Famed and beloved actor, activist and humanitarian, Ed Asner, will officially become a nonagenarian on November 15. However, he’s celebrating his birthday this Sunday evening, November 3, with a star-studded celebrity roast and fund raiser at the Hollywood Roosevelt Hotel. All proceeds will go to Ed’s charity The Ed Asner Family Center whose mission is: “To promote self-confidence in differently abled individuals and bring balance and wellness to those individuals and their families.” But first, let me explain how I crossed paths with Ed over 15 years ago.
It came about because I had written a screenplay, “The Amazing Mr. Z” about 80-something Polish immigrant, Irving Zupperman. Irv lived in Miami in a welfare Alzheimer’s facility but had been misdiagnosed as he was perfectly sane, except for one tiny detail…he insisted he was a super hero.
Oddly enough, Irv seemingly could do “super hero” feats like bending steel in his bare hands and seeing through walls. But they were written off as “tricks” he learned from his teenage days as the strongman in the Warsaw Circus billed as “The Amazing Mr. Z.”
No one believed in Irv, except Joey, the 8-year-old son of Michael, a reporter driven to become famous. Over a corned beef sandwich and pickles, Irv and Joey bonded and, over time, Michael learned valuable life lessons from Mr. Z.
So it was that one day I was somewhat startled to get a phone call from Ed whom I’d never met. In his rather gruff, Lou Grant voice, he got right to the point, “I read your script and I want to play “Super-Jew.” He had received “Mr. Z” from my neighbor, actress Susan Anspach. Seeking an option from me, he said enthusiastically, “Your script will be my last hurrah.” I responded, “That would be great Ed, because I don’t think I’ve had a first hurrah.”

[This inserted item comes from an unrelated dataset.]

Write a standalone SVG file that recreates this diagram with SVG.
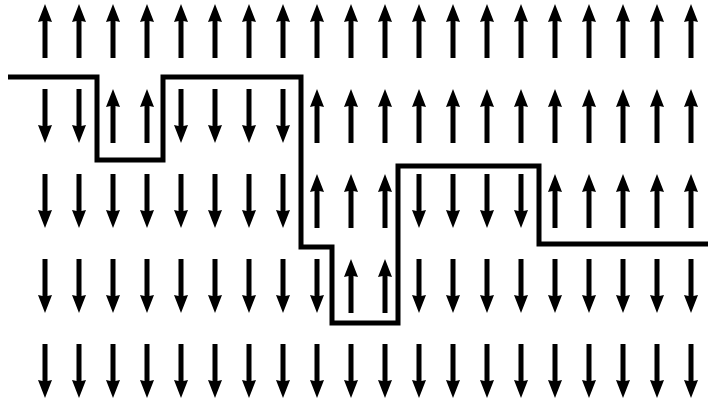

And Ed would have been a great Irving Zupperman. But, even though the dynamic in “The Amazing Mr. Z” of a cantankerous old man and a young boy who believes in him was very similar to the characters in the animated movie “Up,” which grossed ¾ of a billion dollars, apparently Mr. Z wasn’t meant to be.
However, I saved in my heart a remark about my writing from Ed who’s not given to false praise.“Jack, you’re so talented, it’s an honor to know you.” I told everybody I knew, and many I didn’t, what Ed had said.
In the meantime, during the option year, Ed’s assistant, Patty, would keep me informed when Ed was going to be on TV. For example, Ed was on Jay Leno’s Tonight Show in a reoccurring guest appearance entitled, “Can you impress Ed Asner?”
Looking very dignified in his tuxedo, Ed would come out on stage and sit in a tall director’s chair. Much like the Gong Show, three contestants would come out one after another and do their “act” as Ed would seemingly be nauseous at the parade of ineptness. (Trust me, the bit was funnier than I’m describing it.)
The last contestant that night was an obese 30-something rather disheveled man whose “talent” was that he could remove his boxer shorts from underneath his baggy walking shorts without taking the walking shorts off. (To this day, I don’t know how he did it, and don’t really want to know as you’ll soon see why.)
One other thing, when the man held up his boxer shorts to the audience’s applause, the shorts were all stretched out. The whole thing was a combination of funny and gross. But, when Jay asked Ed his opinion of the man’s act, Asner shrugged and shook the contestant’s hand, “What can I say, you’re so talented it’s an honor to know you.” I was floored! That’s what Ed said to me!
Surely Ed had been sarcastic or just trying to be nice to the man. And yet, embarrassing as it is to admit all these years later, it haunted me. Finally I went to bed but slept fitfully, dreaming about the schlemiel with the shorts.
Against my better judgment, in he morning I called Ed’s office. Patty put Ed on the speaker. “Jack,” he said reassuringly, “I felt sorry for the tubby guy. You, I meant it. Besides, you’re not tubby.” As I laughed, I felt much better. (And yet, I’m writing about it two decades later.)
As Ed’s momentous birthday approaches I note he’s won 7 Emmys (the most performance Emmys than anyone in Emmy history) 5 Golden Globes, a Lifetime Achievement Award and numerous Humanitarian Awards. But, as I wrote in a column about him, “Walking the Walk,” other than his family, Ed’s greatest achievements are fighting for the causes he believes in, no matter the personal cost. The truth is, it’s been an honor to know him.